++++ DATA SEGMENT ++++
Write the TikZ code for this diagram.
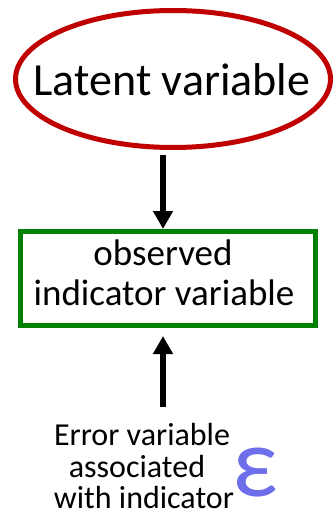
\documentclass[tikz,border=0pt]{standalone}
\usepackage{fontspec}
\setmainfont{Carlito}
\usetikzlibrary{shapes.geometric,arrows.meta}
\definecolor{latred}{RGB}{192,0,0}
\definecolor{obsgreen}{RGB}{0,128,0}
\definecolor{epsblue}{RGB}{110,110,235}
\tikzset{
  latent/.style={ellipse, draw=latred, line width=5pt, minimum width=315pt, minimum height=137pt, inner sep=0pt},
  observed/.style={rectangle, draw=obsgreen, line width=5pt, minimum width=295pt, minimum height=94pt, inner sep=0pt},
  bigarrow/.style={line width=5.5pt, -{Triangle[width=19pt,length=18pt]}},
  lbl/.style={anchor=base, inner sep=0pt}
}
\begin{document}
\begin{tikzpicture}[x=1pt,y=-1pt]
\useasboundingbox (0,0) rectangle (334,513);
\node[latent] (lat) at (173,79) {};
\node[lbl, font=\fontsize{46}{55}\selectfont] (lattext) at (172,96) {Latent variable};
\node[observed] (obs) at (168,278.5) {};
\node[lbl, font=\fontsize{37}{44}\selectfont] (obs1) at (163,265) {observed};
\node[lbl, font=\fontsize{37}{44}\selectfont] (obs2) at (164,305) {indicator variable};
\coordinate (a1s) at (163,155);
\coordinate (a1e) at (163,229);
\coordinate (a2s) at (163,407);
\coordinate (a2e) at (163,336);
\draw[bigarrow] (a1s) -- (a1e);
\draw[bigarrow] (a2s) -- (a2e);
\node[lbl, font=\fontsize{32}{38}\selectfont] (err1) at (142,445) {Error variable};
\node[lbl, font=\fontsize{32}{38}\selectfont] (err2) at (137,477) {associated};
\node[lbl, font=\fontsize{32}{38}\selectfont] (err3) at (144,508) {with indicator};
\node[lbl, font=\fontsize{100}{110}\selectfont, text=epsblue] (eps) at (255,496) {ε};
\end{tikzpicture}
\end{document}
++++
== TASK REQUIREMENTS ==
Copy the listing over exactly, skipping the pictures it holds.

== ANSWER BELOW ==
Write the TikZ code for this diagram.
\documentclass[tikz,border=0pt]{standalone}
\usepackage{fontspec}
\setmainfont{Carlito}
\usetikzlibrary{shapes.geometric,arrows.meta}
\definecolor{latred}{RGB}{192,0,0}
\definecolor{obsgreen}{RGB}{0,128,0}
\definecolor{epsblue}{RGB}{110,110,235}
\tikzset{
  latent/.style={ellipse, draw=latred, line width=5pt, minimum width=315pt, minimum height=137pt, inner sep=0pt},
  observed/.style={rectangle, draw=obsgreen, line width=5pt, minimum width=295pt, minimum height=94pt, inner sep=0pt},
  bigarrow/.style={line width=5.5pt, -{Triangle[width=19pt,length=18pt]}},
  lbl/.style={anchor=base, inner sep=0pt}
}
\begin{document}
\begin{tikzpicture}[x=1pt,y=-1pt]
\useasboundingbox (0,0) rectangle (334,513);
\node[latent] (lat) at (173,79) {};
\node[lbl, font=\fontsize{46}{55}\selectfont] (lattext) at (172,96) {Latent variable};
\node[observed] (obs) at (168,278.5) {};
\node[lbl, font=\fontsize{37}{44}\selectfont] (obs1) at (163,265) {observed};
\node[lbl, font=\fontsize{37}{44}\selectfont] (obs2) at (164,305) {indicator variable};
\coordinate (a1s) at (163,155);
\coordinate (a1e) at (163,229);
\coordinate (a2s) at (163,407);
\coordinate (a2e) at (163,336);
\draw[bigarrow] (a1s) -- (a1e);
\draw[bigarrow] (a2s) -- (a2e);
\node[lbl, font=\fontsize{32}{38}\selectfont] (err1) at (142,445) {Error variable};
\node[lbl, font=\fontsize{32}{38}\selectfont] (err2) at (137,477) {associated};
\node[lbl, font=\fontsize{32}{38}\selectfont] (err3) at (144,508) {with indicator};
\node[lbl, font=\fontsize{100}{110}\selectfont, text=epsblue] (eps) at (255,496) {ε};
\end{tikzpicture}
\end{document}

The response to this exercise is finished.